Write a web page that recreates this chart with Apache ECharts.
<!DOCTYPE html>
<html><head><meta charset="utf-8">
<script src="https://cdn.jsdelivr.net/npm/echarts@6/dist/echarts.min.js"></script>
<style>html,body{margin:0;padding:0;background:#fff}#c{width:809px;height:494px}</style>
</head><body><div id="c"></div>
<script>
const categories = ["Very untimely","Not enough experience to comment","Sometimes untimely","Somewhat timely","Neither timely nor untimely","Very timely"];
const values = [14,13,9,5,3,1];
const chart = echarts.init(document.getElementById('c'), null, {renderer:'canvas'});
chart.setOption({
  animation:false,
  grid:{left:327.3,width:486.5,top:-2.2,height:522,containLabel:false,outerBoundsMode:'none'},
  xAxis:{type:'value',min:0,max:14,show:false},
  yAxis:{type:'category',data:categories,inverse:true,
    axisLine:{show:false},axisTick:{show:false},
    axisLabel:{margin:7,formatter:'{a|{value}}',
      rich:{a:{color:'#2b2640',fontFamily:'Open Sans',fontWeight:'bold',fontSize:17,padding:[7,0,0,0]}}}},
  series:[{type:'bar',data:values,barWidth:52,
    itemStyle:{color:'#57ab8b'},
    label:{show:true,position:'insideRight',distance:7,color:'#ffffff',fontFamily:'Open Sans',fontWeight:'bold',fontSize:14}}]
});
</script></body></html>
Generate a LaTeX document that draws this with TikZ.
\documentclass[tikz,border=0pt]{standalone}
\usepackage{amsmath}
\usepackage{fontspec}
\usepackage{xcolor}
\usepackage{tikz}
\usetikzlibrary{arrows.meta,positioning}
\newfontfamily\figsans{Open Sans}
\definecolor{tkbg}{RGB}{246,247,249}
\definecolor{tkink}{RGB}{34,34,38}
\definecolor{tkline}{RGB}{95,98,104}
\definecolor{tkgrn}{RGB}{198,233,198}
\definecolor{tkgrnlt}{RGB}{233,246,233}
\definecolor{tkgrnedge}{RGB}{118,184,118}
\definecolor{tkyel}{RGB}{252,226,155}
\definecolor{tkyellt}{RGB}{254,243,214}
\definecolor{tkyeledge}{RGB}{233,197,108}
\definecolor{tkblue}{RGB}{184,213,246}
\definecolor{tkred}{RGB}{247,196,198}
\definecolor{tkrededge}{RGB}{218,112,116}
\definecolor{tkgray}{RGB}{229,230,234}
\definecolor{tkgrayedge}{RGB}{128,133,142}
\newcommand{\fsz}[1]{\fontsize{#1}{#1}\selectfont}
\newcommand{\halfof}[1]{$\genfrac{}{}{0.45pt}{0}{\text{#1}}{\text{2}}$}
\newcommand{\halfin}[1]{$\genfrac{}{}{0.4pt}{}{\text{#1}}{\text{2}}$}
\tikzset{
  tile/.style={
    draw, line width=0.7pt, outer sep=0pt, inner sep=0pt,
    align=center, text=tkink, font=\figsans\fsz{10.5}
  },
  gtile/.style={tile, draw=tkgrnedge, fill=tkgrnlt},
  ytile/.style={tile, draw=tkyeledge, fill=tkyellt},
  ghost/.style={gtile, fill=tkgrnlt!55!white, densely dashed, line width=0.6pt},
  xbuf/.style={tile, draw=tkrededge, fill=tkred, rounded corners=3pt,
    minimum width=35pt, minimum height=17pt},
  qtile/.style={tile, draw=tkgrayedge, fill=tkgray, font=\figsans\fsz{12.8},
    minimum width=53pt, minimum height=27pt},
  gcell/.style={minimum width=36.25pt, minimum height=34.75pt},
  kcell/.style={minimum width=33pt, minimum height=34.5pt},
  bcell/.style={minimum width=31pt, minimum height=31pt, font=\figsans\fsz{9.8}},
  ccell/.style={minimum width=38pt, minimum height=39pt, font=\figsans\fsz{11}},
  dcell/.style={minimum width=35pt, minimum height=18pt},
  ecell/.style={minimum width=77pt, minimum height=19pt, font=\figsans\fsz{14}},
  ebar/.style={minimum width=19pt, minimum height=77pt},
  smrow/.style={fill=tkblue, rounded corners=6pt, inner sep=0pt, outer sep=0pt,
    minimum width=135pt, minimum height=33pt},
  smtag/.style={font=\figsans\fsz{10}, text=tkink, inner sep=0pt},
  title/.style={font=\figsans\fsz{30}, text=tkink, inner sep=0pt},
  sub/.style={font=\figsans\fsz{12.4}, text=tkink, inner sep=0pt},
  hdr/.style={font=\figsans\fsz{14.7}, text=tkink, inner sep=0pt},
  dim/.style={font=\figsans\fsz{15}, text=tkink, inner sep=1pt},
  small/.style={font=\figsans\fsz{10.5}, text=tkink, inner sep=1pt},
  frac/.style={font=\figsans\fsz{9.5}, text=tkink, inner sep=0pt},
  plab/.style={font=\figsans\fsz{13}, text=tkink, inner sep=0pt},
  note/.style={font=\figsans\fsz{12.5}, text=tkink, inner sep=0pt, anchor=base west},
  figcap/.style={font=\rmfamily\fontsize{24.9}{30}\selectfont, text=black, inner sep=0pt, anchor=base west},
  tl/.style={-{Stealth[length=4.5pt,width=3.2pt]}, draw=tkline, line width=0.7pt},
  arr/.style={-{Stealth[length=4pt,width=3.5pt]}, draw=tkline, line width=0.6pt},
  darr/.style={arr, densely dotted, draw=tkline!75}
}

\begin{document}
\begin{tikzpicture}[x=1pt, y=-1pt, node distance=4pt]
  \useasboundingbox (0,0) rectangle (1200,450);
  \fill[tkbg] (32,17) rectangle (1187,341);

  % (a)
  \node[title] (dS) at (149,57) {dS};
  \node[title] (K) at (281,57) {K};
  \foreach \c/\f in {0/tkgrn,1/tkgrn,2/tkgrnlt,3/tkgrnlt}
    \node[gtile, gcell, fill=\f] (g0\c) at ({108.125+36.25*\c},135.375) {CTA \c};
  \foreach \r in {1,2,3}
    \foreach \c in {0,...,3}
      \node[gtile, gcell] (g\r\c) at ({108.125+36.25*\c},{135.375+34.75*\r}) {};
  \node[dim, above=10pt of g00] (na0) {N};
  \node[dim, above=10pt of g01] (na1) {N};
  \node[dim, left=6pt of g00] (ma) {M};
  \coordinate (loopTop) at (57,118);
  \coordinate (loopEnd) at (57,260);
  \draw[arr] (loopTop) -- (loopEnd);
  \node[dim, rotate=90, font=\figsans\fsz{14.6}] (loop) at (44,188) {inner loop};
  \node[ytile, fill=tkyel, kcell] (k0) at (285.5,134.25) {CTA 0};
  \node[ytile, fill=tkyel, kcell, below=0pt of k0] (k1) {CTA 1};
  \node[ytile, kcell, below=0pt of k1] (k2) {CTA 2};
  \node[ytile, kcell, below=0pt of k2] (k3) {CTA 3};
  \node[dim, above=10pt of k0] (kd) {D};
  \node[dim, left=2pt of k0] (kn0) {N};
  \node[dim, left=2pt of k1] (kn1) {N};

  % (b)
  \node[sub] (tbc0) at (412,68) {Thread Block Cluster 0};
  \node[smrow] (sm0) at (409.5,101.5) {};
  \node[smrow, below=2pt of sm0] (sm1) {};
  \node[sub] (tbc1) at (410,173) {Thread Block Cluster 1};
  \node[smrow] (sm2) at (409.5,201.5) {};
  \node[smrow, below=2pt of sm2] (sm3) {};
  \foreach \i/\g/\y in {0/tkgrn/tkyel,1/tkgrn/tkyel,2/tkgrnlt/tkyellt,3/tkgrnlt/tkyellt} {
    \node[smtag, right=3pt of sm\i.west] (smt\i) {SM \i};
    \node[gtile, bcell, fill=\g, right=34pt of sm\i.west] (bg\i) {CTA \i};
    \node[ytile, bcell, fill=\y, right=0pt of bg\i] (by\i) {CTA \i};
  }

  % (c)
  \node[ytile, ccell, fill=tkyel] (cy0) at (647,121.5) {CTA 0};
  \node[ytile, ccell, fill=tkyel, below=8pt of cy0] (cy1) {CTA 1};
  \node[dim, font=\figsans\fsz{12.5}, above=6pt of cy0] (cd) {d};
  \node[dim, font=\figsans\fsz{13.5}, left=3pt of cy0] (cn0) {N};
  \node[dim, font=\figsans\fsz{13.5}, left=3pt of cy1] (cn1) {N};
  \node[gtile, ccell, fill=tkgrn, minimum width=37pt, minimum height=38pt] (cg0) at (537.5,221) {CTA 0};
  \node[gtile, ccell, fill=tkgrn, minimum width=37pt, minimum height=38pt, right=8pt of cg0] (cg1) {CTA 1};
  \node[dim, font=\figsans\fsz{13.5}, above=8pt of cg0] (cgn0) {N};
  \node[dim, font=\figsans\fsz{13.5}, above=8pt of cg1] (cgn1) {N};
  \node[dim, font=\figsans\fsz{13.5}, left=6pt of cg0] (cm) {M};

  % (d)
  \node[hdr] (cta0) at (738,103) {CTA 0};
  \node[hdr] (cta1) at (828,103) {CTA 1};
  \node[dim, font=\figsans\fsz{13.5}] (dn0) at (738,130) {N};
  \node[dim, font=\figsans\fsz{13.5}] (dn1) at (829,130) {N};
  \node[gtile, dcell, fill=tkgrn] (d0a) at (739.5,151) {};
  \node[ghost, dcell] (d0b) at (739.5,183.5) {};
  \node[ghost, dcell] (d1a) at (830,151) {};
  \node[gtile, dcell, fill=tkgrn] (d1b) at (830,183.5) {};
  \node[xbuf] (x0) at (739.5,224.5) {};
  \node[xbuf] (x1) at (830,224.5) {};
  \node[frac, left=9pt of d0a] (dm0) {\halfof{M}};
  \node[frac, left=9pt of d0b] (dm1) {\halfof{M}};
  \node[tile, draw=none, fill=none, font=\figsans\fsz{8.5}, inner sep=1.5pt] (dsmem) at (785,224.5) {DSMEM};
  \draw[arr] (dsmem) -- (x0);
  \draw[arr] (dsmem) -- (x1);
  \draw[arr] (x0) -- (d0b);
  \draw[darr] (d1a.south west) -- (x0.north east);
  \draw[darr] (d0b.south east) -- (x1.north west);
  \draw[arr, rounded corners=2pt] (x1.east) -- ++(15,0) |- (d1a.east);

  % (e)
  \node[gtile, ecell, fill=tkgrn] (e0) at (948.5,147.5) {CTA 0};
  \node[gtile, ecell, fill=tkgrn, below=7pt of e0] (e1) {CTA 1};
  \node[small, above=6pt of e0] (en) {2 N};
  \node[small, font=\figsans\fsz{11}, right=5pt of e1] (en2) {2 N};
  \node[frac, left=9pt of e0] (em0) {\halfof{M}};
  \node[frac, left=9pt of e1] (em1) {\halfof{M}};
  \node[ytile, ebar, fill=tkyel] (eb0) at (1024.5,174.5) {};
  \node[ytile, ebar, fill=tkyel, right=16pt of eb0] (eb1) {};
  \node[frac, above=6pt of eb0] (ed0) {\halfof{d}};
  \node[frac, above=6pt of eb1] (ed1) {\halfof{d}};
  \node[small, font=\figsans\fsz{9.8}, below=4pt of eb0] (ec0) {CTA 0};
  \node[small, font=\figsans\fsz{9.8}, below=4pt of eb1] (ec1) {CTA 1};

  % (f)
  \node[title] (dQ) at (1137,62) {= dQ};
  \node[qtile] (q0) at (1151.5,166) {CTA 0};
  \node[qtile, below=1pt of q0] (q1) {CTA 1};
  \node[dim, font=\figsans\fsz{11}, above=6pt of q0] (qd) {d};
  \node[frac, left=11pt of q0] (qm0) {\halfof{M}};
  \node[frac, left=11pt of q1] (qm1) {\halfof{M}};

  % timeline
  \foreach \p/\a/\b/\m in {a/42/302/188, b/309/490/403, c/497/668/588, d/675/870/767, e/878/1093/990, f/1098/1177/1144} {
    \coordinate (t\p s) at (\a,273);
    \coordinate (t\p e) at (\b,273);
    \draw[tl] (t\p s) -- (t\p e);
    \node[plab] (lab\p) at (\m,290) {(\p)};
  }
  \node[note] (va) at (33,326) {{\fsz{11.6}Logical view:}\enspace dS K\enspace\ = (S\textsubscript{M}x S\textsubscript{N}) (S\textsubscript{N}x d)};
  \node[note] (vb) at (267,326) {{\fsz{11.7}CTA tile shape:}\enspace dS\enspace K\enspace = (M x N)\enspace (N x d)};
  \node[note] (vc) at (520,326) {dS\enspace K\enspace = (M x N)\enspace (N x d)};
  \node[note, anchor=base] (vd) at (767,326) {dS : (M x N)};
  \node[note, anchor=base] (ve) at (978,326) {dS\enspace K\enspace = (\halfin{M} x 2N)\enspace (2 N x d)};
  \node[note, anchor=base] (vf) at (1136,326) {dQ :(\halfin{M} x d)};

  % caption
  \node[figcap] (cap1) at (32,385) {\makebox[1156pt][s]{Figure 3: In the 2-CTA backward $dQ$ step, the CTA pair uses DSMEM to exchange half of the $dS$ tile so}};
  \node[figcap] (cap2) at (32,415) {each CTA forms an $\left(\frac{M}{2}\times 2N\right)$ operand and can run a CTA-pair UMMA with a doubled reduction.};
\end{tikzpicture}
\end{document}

:::::

#### Your objective:
Begin at the top of the records above and quote each line exactly, ending with the line that contains "</script></body></html>".

#### Correct answer:
Write a web page that recreates this chart with Apache ECharts.
<!DOCTYPE html>
<html><head><meta charset="utf-8">
<script src="https://cdn.jsdelivr.net/npm/echarts@6/dist/echarts.min.js"></script>
<style>html,body{margin:0;padding:0;background:#fff}#c{width:809px;height:494px}</style>
</head><body><div id="c"></div>
<script>
const categories = ["Very untimely","Not enough experience to comment","Sometimes untimely","Somewhat timely","Neither timely nor untimely","Very timely"];
const values = [14,13,9,5,3,1];
const chart = echarts.init(document.getElementById('c'), null, {renderer:'canvas'});
chart.setOption({
  animation:false,
  grid:{left:327.3,width:486.5,top:-2.2,height:522,containLabel:false,outerBoundsMode:'none'},
  xAxis:{type:'value',min:0,max:14,show:false},
  yAxis:{type:'category',data:categories,inverse:true,
    axisLine:{show:false},axisTick:{show:false},
    axisLabel:{margin:7,formatter:'{a|{value}}',
      rich:{a:{color:'#2b2640',fontFamily:'Open Sans',fontWeight:'bold',fontSize:17,padding:[7,0,0,0]}}}},
  series:[{type:'bar',data:values,barWidth:52,
    itemStyle:{color:'#57ab8b'},
    label:{show:true,position:'insideRight',distance:7,color:'#ffffff',fontFamily:'Open Sans',fontWeight:'bold',fontSize:14}}]
});
</script></body></html>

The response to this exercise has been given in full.